◆ **Supplied data**:
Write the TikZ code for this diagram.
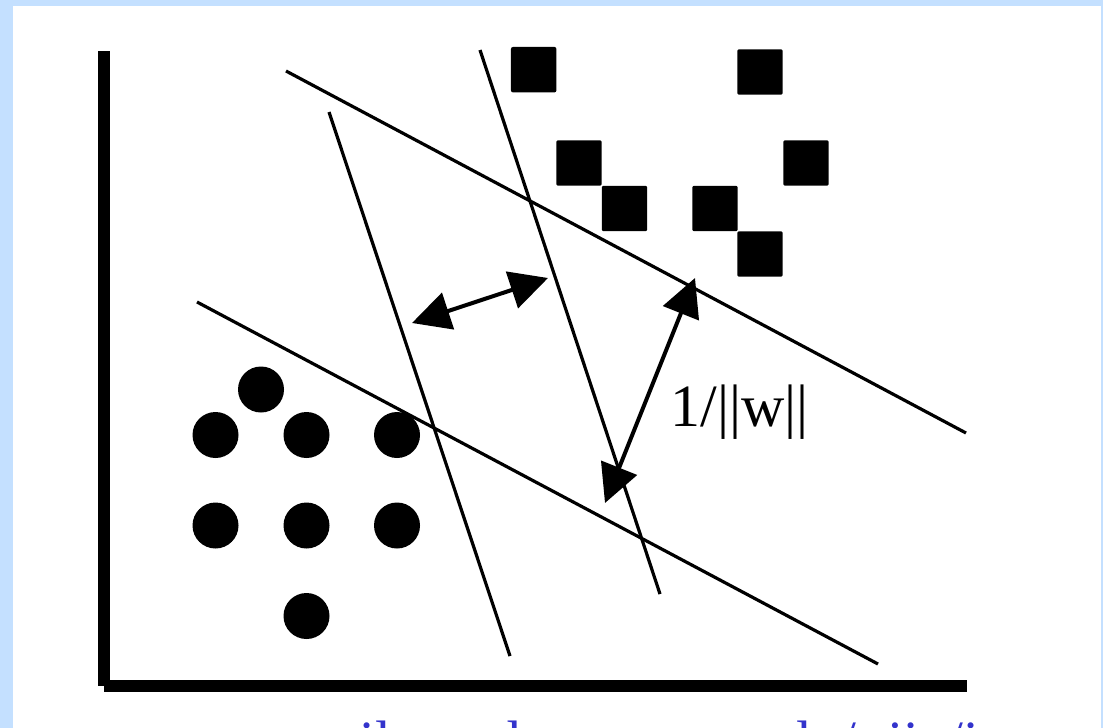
\documentclass[tikz,border=0pt]{standalone}
\usepackage{fontspec}
\setmainfont{Liberation Serif}
\usetikzlibrary{arrows.meta}
\definecolor{bgblue}{RGB}{196,224,255}
\definecolor{urlblue}{RGB}{51,51,204}
\begin{document}
\begin{tikzpicture}[x=0.75pt,y=-0.75pt,
  sqbox/.style={rectangle, fill=black, minimum size=34.1pt, inner sep=0pt, rounded corners=1.5pt},
  dotnode/.style={circle, fill=black, minimum size=34.5pt, inner sep=0pt},
  sepline/.style={line width=2.4pt},
  gaparrow/.style={line width=3pt, {Triangle[length=28.5pt,width=28.5pt]}-{Triangle[length=28.5pt,width=28.5pt]}}
]
\useasboundingbox (0,0) rectangle (1103,728);
\clip (0,0) rectangle (1103,728);
\fill[bgblue] (0,0) rectangle (1103,728);
\fill[white] (13,6) rectangle (1101,728);
% axes
\fill[black] (98,51) rectangle (110,686);
\fill[black] (104,680) rectangle (967,692);
% squares
\node[sqbox] (sq1) at (533.7,69.7) {};
\node[sqbox] (sq2) at (760,72) {};
\node[sqbox] (sq3) at (579,163) {};
\node[sqbox] (sq4) at (806,163) {};
\node[sqbox] (sq5) at (624.5,208.5) {};
\node[sqbox] (sq6) at (715,208.5) {};
\node[sqbox] (sq7) at (760,254) {};
% circles
\node[dotnode] (c1) at (261,389.5) {};
\node[dotnode] (c2) at (215.5,435) {};
\node[dotnode] (c3) at (306.5,435) {};
\node[dotnode] (c4) at (397,435) {};
\node[dotnode] (c5) at (215.5,525.5) {};
\node[dotnode] (c6) at (306.5,525.5) {};
\node[dotnode] (c7) at (397,525.5) {};
\node[dotnode] (c8) at (306.5,616) {};
% separating lines
\coordinate (l1a) at (286,71);  \coordinate (l1b) at (966,433);
\coordinate (l2a) at (197,302); \coordinate (l2b) at (878,664);
\coordinate (l3a) at (329,112); \coordinate (l3b) at (510,656);
\coordinate (l4a) at (480,50);  \coordinate (l4b) at (660,594);
\draw[sepline] (l1a) -- (l1b);
\draw[sepline] (l2a) -- (l2b);
\draw[sepline] (l3a) -- (l3b);
\draw[sepline] (l4a) -- (l4b);
% margin arrows
\coordinate (a1s) at (412,323); \coordinate (a1e) at (548,278);
\coordinate (a2s) at (605,503); \coordinate (a2e) at (695,278);
\draw[gaparrow] (a1s) -- (a1e);
\draw[gaparrow] (a2s) -- (a2e);
% label
\node[anchor=base west, inner sep=0pt, font=\fontsize{45}{54}\selectfont] (lbl) at (670.4,426.7) {1/||w||};
% cut-off url
\node[anchor=base west, inner sep=0pt, text=urlblue, font=\fontsize{42.75}{50}\selectfont] (url) at (156,760.6) {www.mail.sc.edu, www.cs.slu/\textasciitilde jiu/icon};
\end{tikzpicture}
\end{document}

◆ **Problem to work on**: Give all the lines above again, character for character, without pictures.

◆ **Response for this exercise**:
Write the TikZ code for this diagram.
\documentclass[tikz,border=0pt]{standalone}
\usepackage{fontspec}
\setmainfont{Liberation Serif}
\usetikzlibrary{arrows.meta}
\definecolor{bgblue}{RGB}{196,224,255}
\definecolor{urlblue}{RGB}{51,51,204}
\begin{document}
\begin{tikzpicture}[x=0.75pt,y=-0.75pt,
  sqbox/.style={rectangle, fill=black, minimum size=34.1pt, inner sep=0pt, rounded corners=1.5pt},
  dotnode/.style={circle, fill=black, minimum size=34.5pt, inner sep=0pt},
  sepline/.style={line width=2.4pt},
  gaparrow/.style={line width=3pt, {Triangle[length=28.5pt,width=28.5pt]}-{Triangle[length=28.5pt,width=28.5pt]}}
]
\useasboundingbox (0,0) rectangle (1103,728);
\clip (0,0) rectangle (1103,728);
\fill[bgblue] (0,0) rectangle (1103,728);
\fill[white] (13,6) rectangle (1101,728);
% axes
\fill[black] (98,51) rectangle (110,686);
\fill[black] (104,680) rectangle (967,692);
% squares
\node[sqbox] (sq1) at (533.7,69.7) {};
\node[sqbox] (sq2) at (760,72) {};
\node[sqbox] (sq3) at (579,163) {};
\node[sqbox] (sq4) at (806,163) {};
\node[sqbox] (sq5) at (624.5,208.5) {};
\node[sqbox] (sq6) at (715,208.5) {};
\node[sqbox] (sq7) at (760,254) {};
% circles
\node[dotnode] (c1) at (261,389.5) {};
\node[dotnode] (c2) at (215.5,435) {};
\node[dotnode] (c3) at (306.5,435) {};
\node[dotnode] (c4) at (397,435) {};
\node[dotnode] (c5) at (215.5,525.5) {};
\node[dotnode] (c6) at (306.5,525.5) {};
\node[dotnode] (c7) at (397,525.5) {};
\node[dotnode] (c8) at (306.5,616) {};
% separating lines
\coordinate (l1a) at (286,71);  \coordinate (l1b) at (966,433);
\coordinate (l2a) at (197,302); \coordinate (l2b) at (878,664);
\coordinate (l3a) at (329,112); \coordinate (l3b) at (510,656);
\coordinate (l4a) at (480,50);  \coordinate (l4b) at (660,594);
\draw[sepline] (l1a) -- (l1b);
\draw[sepline] (l2a) -- (l2b);
\draw[sepline] (l3a) -- (l3b);
\draw[sepline] (l4a) -- (l4b);
% margin arrows
\coordinate (a1s) at (412,323); \coordinate (a1e) at (548,278);
\coordinate (a2s) at (605,503); \coordinate (a2e) at (695,278);
\draw[gaparrow] (a1s) -- (a1e);
\draw[gaparrow] (a2s) -- (a2e);
% label
\node[anchor=base west, inner sep=0pt, font=\fontsize{45}{54}\selectfont] (lbl) at (670.4,426.7) {1/||w||};
% cut-off url
\node[anchor=base west, inner sep=0pt, text=urlblue, font=\fontsize{42.75}{50}\selectfont] (url) at (156,760.6) {www.mail.sc.edu, www.cs.slu/\textasciitilde jiu/icon};
\end{tikzpicture}
\end{document}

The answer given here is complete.